*MATERIAL:*
===============
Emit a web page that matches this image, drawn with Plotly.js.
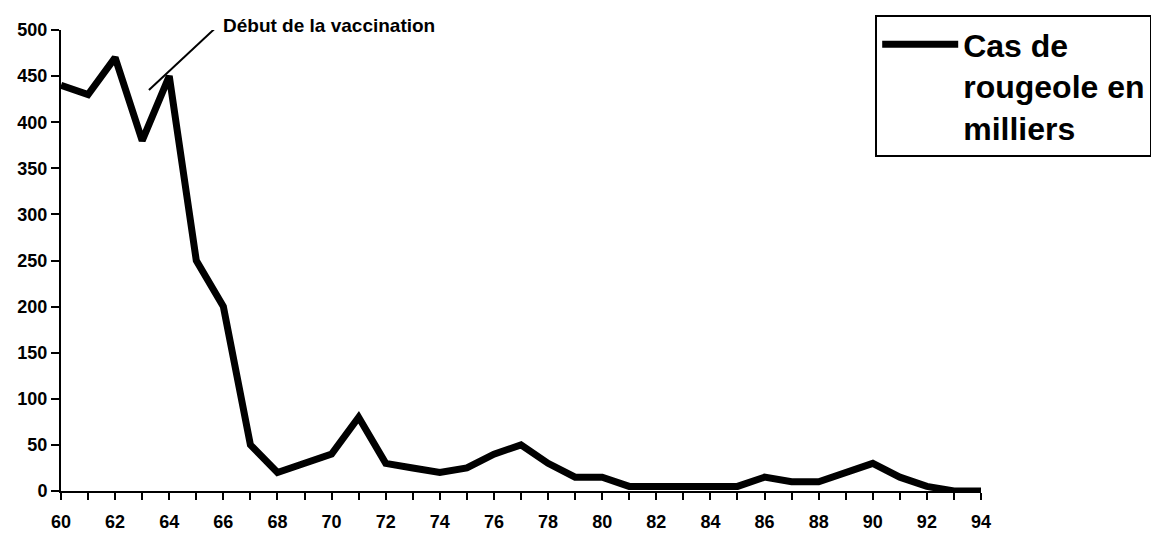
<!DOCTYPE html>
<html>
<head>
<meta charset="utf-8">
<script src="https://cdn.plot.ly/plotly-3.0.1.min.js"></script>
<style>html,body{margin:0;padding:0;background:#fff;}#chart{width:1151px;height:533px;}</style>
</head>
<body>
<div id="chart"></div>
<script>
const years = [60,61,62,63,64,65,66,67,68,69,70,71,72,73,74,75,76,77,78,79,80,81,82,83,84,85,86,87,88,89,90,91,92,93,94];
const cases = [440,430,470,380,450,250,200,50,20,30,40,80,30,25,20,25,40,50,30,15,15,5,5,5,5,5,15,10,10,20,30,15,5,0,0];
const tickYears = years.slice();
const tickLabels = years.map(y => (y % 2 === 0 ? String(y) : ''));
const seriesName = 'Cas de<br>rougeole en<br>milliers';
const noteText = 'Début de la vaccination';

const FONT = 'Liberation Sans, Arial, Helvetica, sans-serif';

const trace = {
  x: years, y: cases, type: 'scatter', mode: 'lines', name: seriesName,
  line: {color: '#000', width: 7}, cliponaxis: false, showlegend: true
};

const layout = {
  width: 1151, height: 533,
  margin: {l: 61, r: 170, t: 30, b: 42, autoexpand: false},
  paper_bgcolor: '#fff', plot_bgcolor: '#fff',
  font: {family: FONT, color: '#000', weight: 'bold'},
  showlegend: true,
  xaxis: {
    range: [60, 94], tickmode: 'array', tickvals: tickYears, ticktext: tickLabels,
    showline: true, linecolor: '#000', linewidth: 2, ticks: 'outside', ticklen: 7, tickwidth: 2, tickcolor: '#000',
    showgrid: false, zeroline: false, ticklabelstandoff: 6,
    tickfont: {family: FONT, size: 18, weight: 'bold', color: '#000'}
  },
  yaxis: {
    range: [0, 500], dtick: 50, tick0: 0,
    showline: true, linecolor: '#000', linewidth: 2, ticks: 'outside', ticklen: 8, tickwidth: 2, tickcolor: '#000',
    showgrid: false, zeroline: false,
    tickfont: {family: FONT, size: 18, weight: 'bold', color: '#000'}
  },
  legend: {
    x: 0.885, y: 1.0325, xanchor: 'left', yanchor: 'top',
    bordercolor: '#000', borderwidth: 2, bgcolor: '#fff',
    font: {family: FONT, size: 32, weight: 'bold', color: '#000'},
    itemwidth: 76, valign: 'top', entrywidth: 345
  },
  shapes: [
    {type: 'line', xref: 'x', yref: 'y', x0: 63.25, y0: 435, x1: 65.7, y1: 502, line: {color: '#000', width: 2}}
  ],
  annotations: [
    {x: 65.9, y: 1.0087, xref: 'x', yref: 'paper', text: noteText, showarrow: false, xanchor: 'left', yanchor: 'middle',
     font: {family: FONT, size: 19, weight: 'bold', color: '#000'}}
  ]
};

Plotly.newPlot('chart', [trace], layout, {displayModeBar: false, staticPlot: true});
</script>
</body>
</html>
===============
*SET EXERCISE:* Set down the material above as is, without any pictures.

*WRITTEN RESPONSE:*
Emit a web page that matches this image, drawn with Plotly.js.
<!DOCTYPE html>
<html>
<head>
<meta charset="utf-8">
<script src="https://cdn.plot.ly/plotly-3.0.1.min.js"></script>
<style>html,body{margin:0;padding:0;background:#fff;}#chart{width:1151px;height:533px;}</style>
</head>
<body>
<div id="chart"></div>
<script>
const years = [60,61,62,63,64,65,66,67,68,69,70,71,72,73,74,75,76,77,78,79,80,81,82,83,84,85,86,87,88,89,90,91,92,93,94];
const cases = [440,430,470,380,450,250,200,50,20,30,40,80,30,25,20,25,40,50,30,15,15,5,5,5,5,5,15,10,10,20,30,15,5,0,0];
const tickYears = years.slice();
const tickLabels = years.map(y => (y % 2 === 0 ? String(y) : ''));
const seriesName = 'Cas de<br>rougeole en<br>milliers';
const noteText = 'Début de la vaccination';

const FONT = 'Liberation Sans, Arial, Helvetica, sans-serif';

const trace = {
  x: years, y: cases, type: 'scatter', mode: 'lines', name: seriesName,
  line: {color: '#000', width: 7}, cliponaxis: false, showlegend: true
};

const layout = {
  width: 1151, height: 533,
  margin: {l: 61, r: 170, t: 30, b: 42, autoexpand: false},
  paper_bgcolor: '#fff', plot_bgcolor: '#fff',
  font: {family: FONT, color: '#000', weight: 'bold'},
  showlegend: true,
  xaxis: {
    range: [60, 94], tickmode: 'array', tickvals: tickYears, ticktext: tickLabels,
    showline: true, linecolor: '#000', linewidth: 2, ticks: 'outside', ticklen: 7, tickwidth: 2, tickcolor: '#000',
    showgrid: false, zeroline: false, ticklabelstandoff: 6,
    tickfont: {family: FONT, size: 18, weight: 'bold', color: '#000'}
  },
  yaxis: {
    range: [0, 500], dtick: 50, tick0: 0,
    showline: true, linecolor: '#000', linewidth: 2, ticks: 'outside', ticklen: 8, tickwidth: 2, tickcolor: '#000',
    showgrid: false, zeroline: false,
    tickfont: {family: FONT, size: 18, weight: 'bold', color: '#000'}
  },
  legend: {
    x: 0.885, y: 1.0325, xanchor: 'left', yanchor: 'top',
    bordercolor: '#000', borderwidth: 2, bgcolor: '#fff',
    font: {family: FONT, size: 32, weight: 'bold', color: '#000'},
    itemwidth: 76, valign: 'top', entrywidth: 345
  },
  shapes: [
    {type: 'line', xref: 'x', yref: 'y', x0: 63.25, y0: 435, x1: 65.7, y1: 502, line: {color: '#000', width: 2}}
  ],
  annotations: [
    {x: 65.9, y: 1.0087, xref: 'x', yref: 'paper', text: noteText, showarrow: false, xanchor: 'left', yanchor: 'middle',
     font: {family: FONT, size: 19, weight: 'bold', color: '#000'}}
  ]
};

Plotly.newPlot('chart', [trace], layout, {displayModeBar: false, staticPlot: true});
</script>
</body>
</html>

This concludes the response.